Nothing Judge Jed S. Rakoff ’69 writes on the bench this year is likely to get as much attention as his January essay exploring why no high-level executives have been prosecuted for their roles in the 2008 financial crisis.

Rakoff, who has served on the U.S. District Court for the Southern District of New York since 1996, didn’t mince words in his New York Review of Books piece. He dismissed as “unconvincing” the “excuses” offered by the U.S. Justice Department for failing to prosecute executives, such as the difficulty of proving fraudulent intent or the potential harm to the economy.

Rakoff (brother of HLS Professor Todd Rakoff ’75) blamed prosecutors for emphasizing other priorities, such as insider trading or Ponzi schemes, and for being reluctant to bring cases which might highlight how “deeply involved” the government was in creating conditions that made fraud possible. Most importantly, he said, prosecutors have been too focused on companies rather than individuals.

“[T]he future deterrent value of successfully prosecuting individuals far outweighs the prophylactic benefits of imposing internal compliance measures that are often little more than window-dressing,” Rakoff wrote.

The question of who should bear responsibility for Wall Street’s failings is one that Rakoff, a former federal prosecutor, has thought a lot about, both on and off the bench. In recent years, he has blocked settlements between the Securities and Exchange Commission and Bank of America and Citigroup as too lenient.

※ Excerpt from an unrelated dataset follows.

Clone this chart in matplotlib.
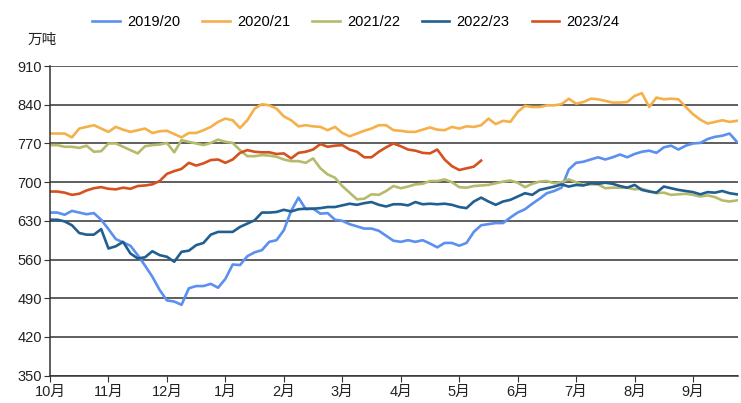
import numpy as np
import matplotlib
matplotlib.use("Agg")
import matplotlib.pyplot as plt

plt.rcParams['font.family'] = ['Liberation Sans', 'Noto Sans CJK SC', 'DejaVu Sans']

# season labels and month ticks (season starts in October)
seasons = ["2019/20", "2020/21", "2021/22", "2022/23", "2023/24"]
months = ["10月", "11月", "12月", "1月", "2月", "3月", "4月", "5月", "6月", "7月", "8月", "9月"]

# stocks in 万吨, sampled every 1/8 month from 1 October
s1920 = [645, 645, 641, 648, 645, 642, 644, 632, 615, 597, 591, 585, 568, 549, 529, 505, 486, 484, 478, 508, 512, 512, 516, 509, 525,
         551, 550, 566, 573, 577, 592, 595, 613, 648, 672, 651, 652, 643, 644, 632, 630, 624, 620, 616, 616, 612, 603, 594, 592,
         595, 592, 595, 589, 582, 590, 590, 585, 590, 610, 622, 624, 626, 626, 636, 645, 651, 661, 670, 680, 684, 690, 723, 735,
         737, 741, 745, 741, 745, 750, 745, 751, 755, 757, 753, 763, 766, 759, 766, 770, 771, 778, 782, 784, 788, 773]
s2021 = [788, 788, 788, 781, 797, 800, 803, 797, 791, 800, 795, 791, 794, 797, 789, 792, 793, 787, 781, 789, 789, 794, 800, 809, 815,
         812, 798, 812, 833, 841, 839, 833, 819, 812, 801, 803, 801, 800, 794, 800, 789, 783, 788, 793, 797, 803, 803, 794, 793,
         791, 791, 795, 799, 795, 794, 800, 797, 801, 800, 803, 815, 805, 811, 809, 827, 838, 836, 836, 839, 839, 841, 851, 842,
         845, 851, 850, 847, 844, 844, 845, 856, 861, 836, 853, 850, 851, 850, 836, 823, 813, 806, 809, 812, 809, 811]
s2122 = [767, 767, 764, 764, 762, 766, 755, 756, 770, 770, 764, 758, 752, 765, 767, 768, 771, 754, 776, 773, 770, 767, 771, 777, 773,
         771, 758, 747, 747, 749, 748, 746, 741, 738, 738, 735, 743, 725, 714, 708, 693, 681, 669, 670, 678, 677, 684, 693, 689,
         692, 696, 697, 702, 702, 705, 700, 691, 690, 693, 694, 695, 698, 701, 703, 699, 691, 697, 701, 702, 698, 700, 705, 700,
         695, 696, 696, 689, 690, 690, 690, 687, 688, 684, 680, 681, 677, 678, 679, 677, 674, 676, 673, 667, 665, 667]
s2223 = [632, 632, 629, 622, 608, 605, 605, 615, 580, 584, 592, 571, 562, 564, 575, 568, 565, 556, 574, 576, 586, 590, 605, 610, 610,
         610, 619, 625, 631, 645, 645, 646, 650, 647, 651, 652, 652, 653, 655, 655, 658, 661, 659, 662, 664, 659, 656, 660, 660,
         658, 664, 660, 661, 660, 661, 659, 655, 653, 665, 672, 665, 659, 665, 668, 674, 680, 677, 686, 689, 692, 696, 692, 695,
         694, 698, 697, 699, 697, 693, 690, 695, 686, 683, 681, 692, 689, 686, 684, 682, 678, 682, 681, 684, 680, 678]
s2324 = [683, 683, 681, 677, 679, 685, 689, 691, 688, 687, 690, 688, 693, 694, 696, 702, 715, 720, 724, 735, 730, 734, 740, 741, 735,
         741, 753, 758, 755, 754, 754, 751, 752, 743, 753, 755, 759, 769, 764, 766, 767, 759, 755, 745, 745, 755, 763, 770, 765,
         759, 757, 753, 752, 759, 741, 729, 722, 725, 728, 739]

series = [s1920, s2021, s2122, s2223, s2324]
colors = ["#5b8ff0", "#f5b04a", "#b6bb6c", "#215f90", "#d5521f"]

fig = plt.figure(figsize=(7.41, 4.03), dpi=100)
ax = fig.add_axes([0.0675, 0.068, 0.9285, 0.768])

for name, vals, c in zip(seasons, series, colors):
    x = np.arange(len(vals)) / 8.0
    ax.plot(x, vals, color=c, lw=1.9, label=name, solid_joinstyle="round")

ax.set_xlim(0, 11.77)
ax.set_ylim(350, 910)
ax.set_yticks(np.arange(350, 911, 70))
ax.set_xticks(np.arange(12))
ax.set_xticklabels(months)
ax.grid(axis="y", color="#333333", lw=1.1)
ax.set_axisbelow(True)
for side in ["top", "right"]:
    ax.spines[side].set_visible(False)
for side in ["left", "bottom"]:
    ax.spines[side].set_color("#333333")
    ax.spines[side].set_linewidth(1.1)
ax.tick_params(axis="both", labelsize=10.5, length=4, color="#333333", labelcolor="#222222")
ax.tick_params(axis="x", pad=3)
ax.tick_params(axis="y", pad=2)

fig.text(0.057, 0.90, "万吨", fontsize=10.5, ha="center", va="center", color="#222222")
fig.legend(loc="center", bbox_to_anchor=(0.48, 0.945), ncol=5, frameon=False,
           fontsize=10.5, handlelength=1.9, columnspacing=1.5, handletextpad=0.5)

fig.savefig("out.png", dpi=100)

Having talked about the lack of individual prosecutions in speeches last year, Rakoff said he decided to write the essay in his capacity as “a private citizen” in order to bring the issue to a “wider audience.” He said he waited until the five-year statute of limitations ran out to avoid any potential conflict of interest.

Rakoff’s essay drew widespread press coverage, including in the Los Angeles Times, where columnist Michael Hiltzik wrote, “You won’t find a better, more incisive discussion of the question.”

The essay drew less favorable reviews from a trio of attorneys at Ropes & Gray, who suggested in an article for WestlawNext that it will make defendants in cases related to the financial crisis “wary of stepping into his courtroom” while prosecutors may “take harder stances” before him than they otherwise would.

While judges can’t talk about pending cases, Rakoff said the public benefits when judges “speak to improvements in the law and matters touching on the business of the courts.”

“This notion that judges should be cloistered away is in my view much too narrow, both because the public has a right to know a little bit about their judges but also because judges may have something useful to offer to the great debates that the First Amendment permits,” Rakoff said.